Before it is too late, at least now that she is leaving school, let her stop to realize that a great deal of the work for an institution is along the line of self-sacrifice, in the gifts given, in the work of its administrators and teachers. This unselfishness means a financial loss, for business ability might be invested in more lucrative ways; it means a social sacrifice, for there is a certain kind of impersonality which is demanded in work that deals with a continually changing community; it means risk in the great strain put upon physical and nervous strength; it means forgetting one’s self; for the true teacher is willing to be forgotten when she has served others. What a school may accomplish for its students is its only compensation for all this self-sacrifice.
XII
THE WORK TO BE
One of the qualities a girl who has completed her school or college life needs to show for a few months more than anything else is the quality of adjustment, for she will find that she must continually adjust herself to new conditions whether they be of the home or elsewhere. All the time through school she has been in some sense a centre of interest. Her class has been an important factor in the academic life. When she has gone home it has been as a school or college girl, and she has been of interest because she brought that life into the home. But now the attitude of others towards her is different.

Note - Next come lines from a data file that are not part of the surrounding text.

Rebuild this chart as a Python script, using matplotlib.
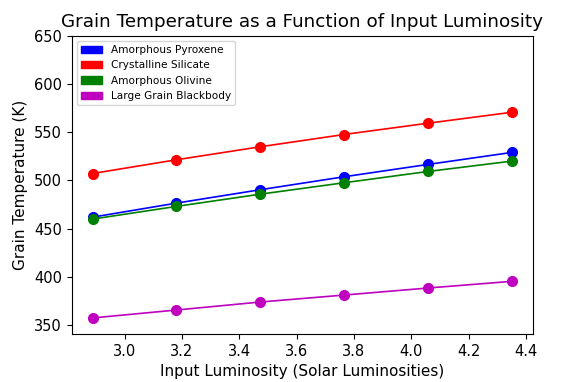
import matplotlib
matplotlib.use('Agg')
import matplotlib.pyplot as plt
import matplotlib.patches as mpatches

# input luminosity (solar luminosities)
luminosity = [2.888, 3.18, 3.473, 3.765, 4.058, 4.35]

# grain temperatures (K)
pyroxene = [462.0, 476.5, 490.4, 503.8, 516.6, 529.0]
crystalline = [507.2, 521.4, 534.9, 547.6, 559.3, 570.6]
olivine = [460.0, 473.1, 485.8, 497.6, 509.3, 520.0]
blackbody = [357.6, 365.8, 374.1, 381.3, 388.6, 395.5]

labels = ['Amorphous Pyroxene', 'Crystalline Silicate',
          'Amorphous Olivine', 'Large Grain Blackbody']
series_colors = ['b', 'r', 'g', 'm']

fig = plt.figure(figsize=(5.82, 3.82), dpi=100)
ax = fig.add_axes([0.123, 0.1257, 0.792, 0.781])

for temps, c in zip([pyroxene, crystalline, olivine, blackbody], series_colors):
    ax.plot(luminosity, temps, c + 'o-', markersize=7, linewidth=1.2)

# legend built from plain colour patches
handles = [mpatches.Patch(color=c, label=l) for c, l in zip(series_colors, labels)]
ax.legend(handles=handles, loc='upper left', fontsize=7.6)

ax.set_ylim(341, 650)
ax.set_title('Grain Temperature as a Function of Input Luminosity', fontsize=13.2)
ax.set_xlabel('Input Luminosity (Solar Luminosities)', fontsize=11)
ax.set_ylabel('Grain Temperature (K)', fontsize=11)
ax.tick_params(labelsize=10.5)

fig.savefig('out.png', dpi=100)
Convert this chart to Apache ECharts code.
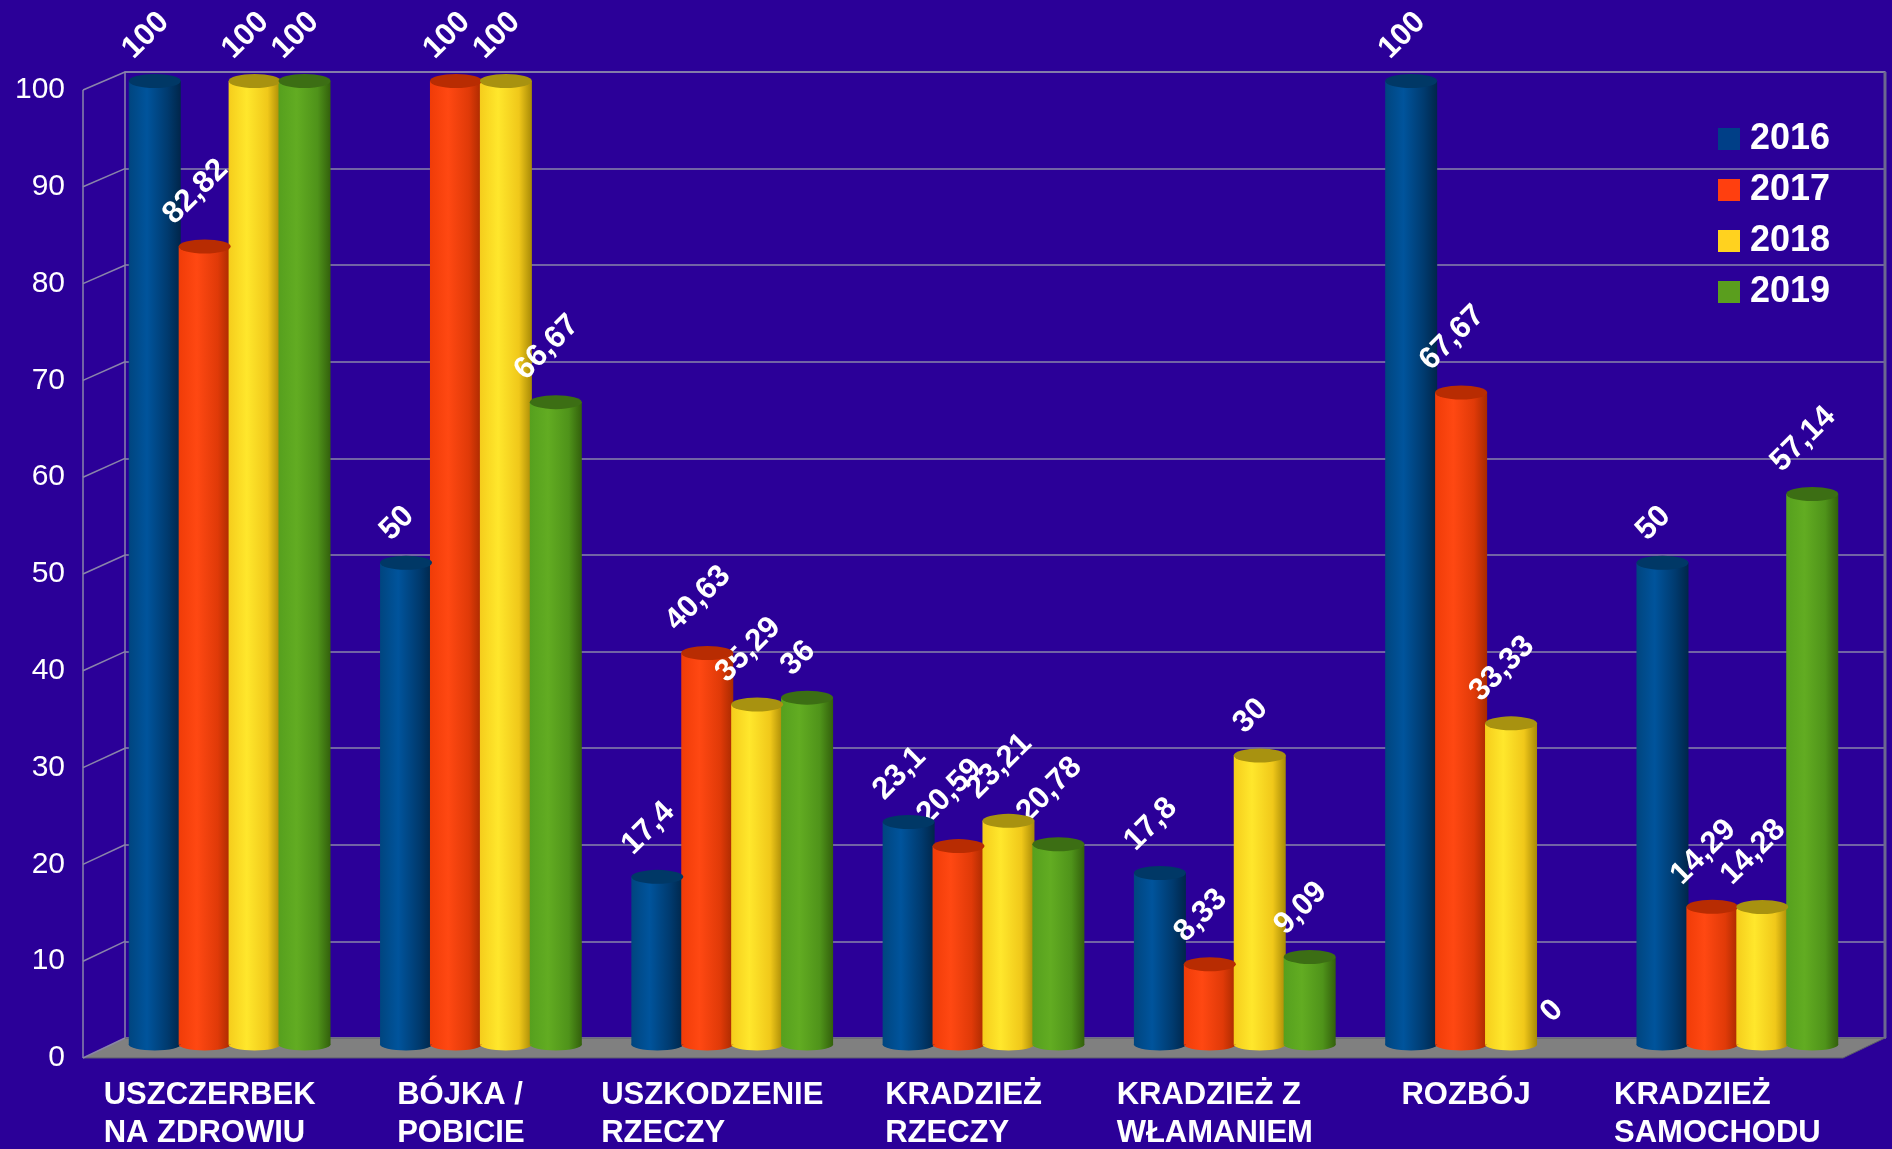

She ceases to be the centre of attention, and for her a day of serious readjustment is at hand. Perhaps in her own estimate she has seemed even more important than she really was. She is likely now to swing from a sense of self-importance to an injured feeling of insignificance, and to a conviction that people can get along quite as well without her. Up to this time when she has gone home she has been an honoured visitor. But now that she is at home to stay, instead of becoming the centre she is merely part of the family circle with its obligation of doing for others. Her presence in the household is no longer a novelty.
The swift change from a highly-organized, methodical life to the life of the home where there is not so much method, is hard for a girl. One reason it is difficult is that while she may be accomplishing a great deal that is useful, she seems to be doing nothing and to get nowhere. She feels as if she were in the midst of a conflict of duties. In school she has had implanted in her the idea that she must accomplish some definite thing, and between this objective and the irregular demands of the home there appears to be more or less clashing. She is confronted by a problem not easy for any one to solve: how to keep her definiteness of aim and work, and yet not be self-centred.